A escola, na qual o estudo se realizou, conta com 400 estudantes e 40 professores. O pesquisador permaneceu na instituição durante um ano letivo, acompanhando, de 3 a 10 horas por semana, uma turma de estudantes com 14 e 15 anos de idade, observando especificamente as aulas de finlandês e de artes visuais.

Caderno de campo manuscrito, entrevistas semi-estruturadas audio gravadas, câmeras de vídeo e de foto foram utilizadas, procedidas de um survey sobre usos de mídia. Para evitar tradicionais dicotomias entre online/offline, mundo real/virtual e espaço físico/ciberespaço, Kupiainen optou pela abordagem que denomina como connective ethnography. Por esta, a etnografia não se limita a observação do espaço físico da escola, mas inclui o acompanhamento online de blogs de estudantes, seus canais no You Tube e perfis em redes sociais. O autor defende a posição das teorias de letramento socioculturais, pelas quais os letramentos digitais são entendidos como práticas sociais plurais, podendo apenas ser entendidos se situados em contextos sociais, culturais e históricos (Lankshear and Knobel, 2006).

Kupiainen apresenta uma discussão teórica sobre o conceito de espaço escolar que abriga estratégias e táticas. Estratégias e táticas são entendidas, por Michel de Certau (1984), como correspondentes às forças de produção e de consumo. Estratégias seriam lógicas de administração interna de instituições, como as empregas pelas escolas ao definir tempos, vigilâncias, disciplinas e como as utilizadas pelos professores para o ensino. Já as táticas seriam relativas ao universo da resistência, que podem ser representadas pelas práticas de alunos a burlar regras estabelecidas. O uso de telefone celular em sala de aula é citado como exemplo. Faz parte da estratégia escolar restringir o uso, assim como da tática de alunos encontrar meios para burlar tal regra. São tensões entre estratégias e táticas relativas à área de mídia e educação que o autor se propõe a investigar durante a pesquisa.
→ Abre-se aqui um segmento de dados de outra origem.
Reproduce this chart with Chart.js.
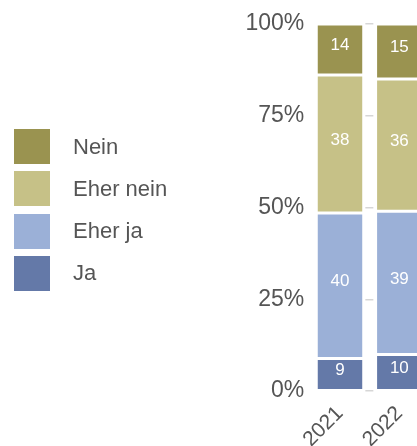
<!DOCTYPE html>
<html>
<head>
<meta charset="utf-8">
<script src="https://cdn.jsdelivr.net/npm/chart.js@4/dist/chart.umd.min.js"></script>
<style>
  html, body { margin: 0; padding: 0; background: #fff; overflow: hidden; }
  #wrap { position: relative; width: 417px; height: 446px; overflow: hidden; }
  #box { position: absolute; left: 0; top: 0; width: 440px; height: 454px; }
  #legend { position: absolute; left: 14px; top: 129px; font-family: "Liberation Sans", Arial, sans-serif; font-size: 22px; color: #555; }
  .item { display: flex; align-items: center; height: 35px; margin-bottom: 7.3px; }
  .sw { width: 36px; height: 35px; margin-right: 23px; }
</style>
</head>
<body>
<div id="wrap">
  <div id="box"><canvas id="chart"></canvas></div>
  <div id="legend"></div>
</div>
<script>
// Daten (Anteile in %, gerundet)
const years = ['2021', '2022'];
const ja = [9, 10];
const eherJa = [40, 39];
const eherNein = [38, 36];
const nein = [14, 15];
const yTicks = [0, 25, 50, 75, 100];

const series = [
  { label: 'Ja', values: ja, color: '#6479a8' },
  { label: 'Eher ja', values: eherJa, color: '#9bb0d7' },
  { label: 'Eher nein', values: eherNein, color: '#c6c187' },
  { label: 'Nein', values: nein, color: '#9a9350' }
];

// Summe pro Jahr -> auf 100% normieren
const totals = years.map((_, j) => series.reduce((s, d) => s + d.values[j], 0));

const valueLabels = {
  id: 'valueLabels',
  afterDatasetsDraw(chart) {
    const ctx = chart.ctx;
    ctx.save();
    ctx.font = '17px "Liberation Sans", Arial, sans-serif';
    ctx.fillStyle = '#ffffff';
    ctx.textAlign = 'center';
    ctx.textBaseline = 'middle';
    chart.data.datasets.forEach((ds, i) => {
      chart.getDatasetMeta(i).data.forEach((bar, j) => {
        const p = bar.getProps(['x', 'y', 'base'], true);
        ctx.fillText(ds.raw[j], p.x, (p.y + p.base) / 2 - 4);
      });
    });
    ctx.restore();
  }
};

// Gitterlinie nur als kurzer Strich in der Lücke zwischen den Balken
const gapDash = [8, 200];
function gapOffset(c) {
  const ch = c.chart;
  const xs = ch.scales.x;
  if (!xs || !ch.chartArea) return 0;
  const mid = (xs.getPixelForTick(0) + xs.getPixelForTick(1)) / 2;
  return 208 - (mid - 4 - ch.chartArea.left);
}

const ctx = document.getElementById('chart').getContext('2d');
const chart = new Chart(ctx, {
  type: 'bar',
  data: {
    labels: years,
    datasets: series.map(s => ({
      label: s.label,
      raw: s.values,
      data: s.values.map((v, j) => v / totals[j] * 100),
      backgroundColor: s.color,
      borderColor: '#ffffff',
      borderWidth: 1.5,
      borderSkipped: false,
      categoryPercentage: 1,
      barPercentage: 0.8
    }))
  },
  options: {
    responsive: true,
    maintainAspectRatio: false,
    animation: false,
    layout: { padding: { left: 239.5, top: 24, right: 11, bottom: 0 } },
    plugins: {
      legend: { display: false },
      tooltip: { enabled: false }
    },
    scales: {
      x: {
        stacked: true,
        grid: { display: false },
        border: { display: false },
        ticks: {
          color: '#555',
          font: { family: '"Liberation Sans", Arial, sans-serif', size: 21 },
          minRotation: 45,
          maxRotation: 45,
          padding: 2
        }
      },
      y: {
        stacked: true,
        min: 0,
        max: 100,
        afterBuildTicks: axis => { axis.ticks = yTicks.map(v => ({ value: v })); },
        grid: { color: '#d6d6d6', lineWidth: 1.5, drawTicks: false },
        border: { display: false, dash: gapDash, dashOffset: gapOffset },
        ticks: {
          color: '#555',
          font: { family: '"Liberation Sans", Arial, sans-serif', size: 23 },
          padding: 6,
          callback: v => v + '%'
        }
      }
    }
  },
  plugins: [valueLabels]
});

// Legende (umgekehrte Reihenfolge wie im Stapel)
const legend = document.getElementById('legend');
series.slice().reverse().forEach(s => {
  const item = document.createElement('div');
  item.className = 'item';
  item.innerHTML = '<div class="sw" style="background:' + s.color + '"></div><span>' + s.label + '</span>';
  legend.appendChild(item);
});
</script>
</body>
</html>
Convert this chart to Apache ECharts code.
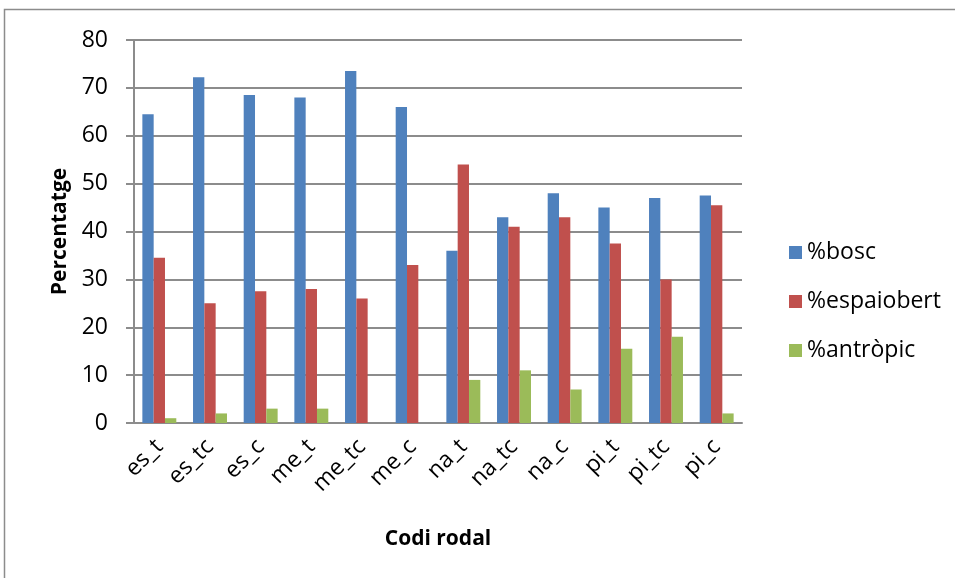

Durante a observação,ficou claro que os telefones celulares são um dos meios mais utilizados no cotidiano dos alunos, mas os professores não exploram suas potencialidades, como câmera e microfone, para atividades escolares ou tarefas para casa. O livro ainda parece ter mais peso, até por parecer mais apropriado para aulas que têm duração de 45 minutos. O espaço escolar não parece desenhado de forma apropriada para abraçar projetos de mídia e de mídia e educação. A falta de tempo seria um dos problemas.

Pensar a produção criativa de mídia por jovens também ganha relevo no livro. O modelo de Andrew Burn e James Durran (2007) privilegia um padrão de produção que dá conta dos aspectos cultural, criativo e crítico. Mas será que a facilidade e o sem número de rápidas publicações favorecidas pela plataforma 2.0 da web estão oferecendo uma quantidade de produtos de mídia sem qualidade? Para alguns estudiosos, como Andrew Keen, estamos diante de uma ‘floresta digital de mediocridade’, não havendo mais espaço para obras de arte.

Para Kupiainen, os jovens não estão preocupados em criar obras de arte, mas em ter diversão e colaborar com seus amigos, o que deve ser visto com um grande avanço. Isso não quer dizer que a crítica em relação à mediocridade deva ser desprezada. O autor finlandês apresenta observações sobre produção de mídia por jovens em três contextos: práticas baseadas na comunidade escolar, práticas extraescolares e práticas baseadas no currículo escolar.

Com reflexões teóricas acompanhadas de descrições etnográficas detalhadas, Kupiainen apresenta um livro essencial para quem quer problematizar práticas de mídia na escola e na vida dos jovens de hoje.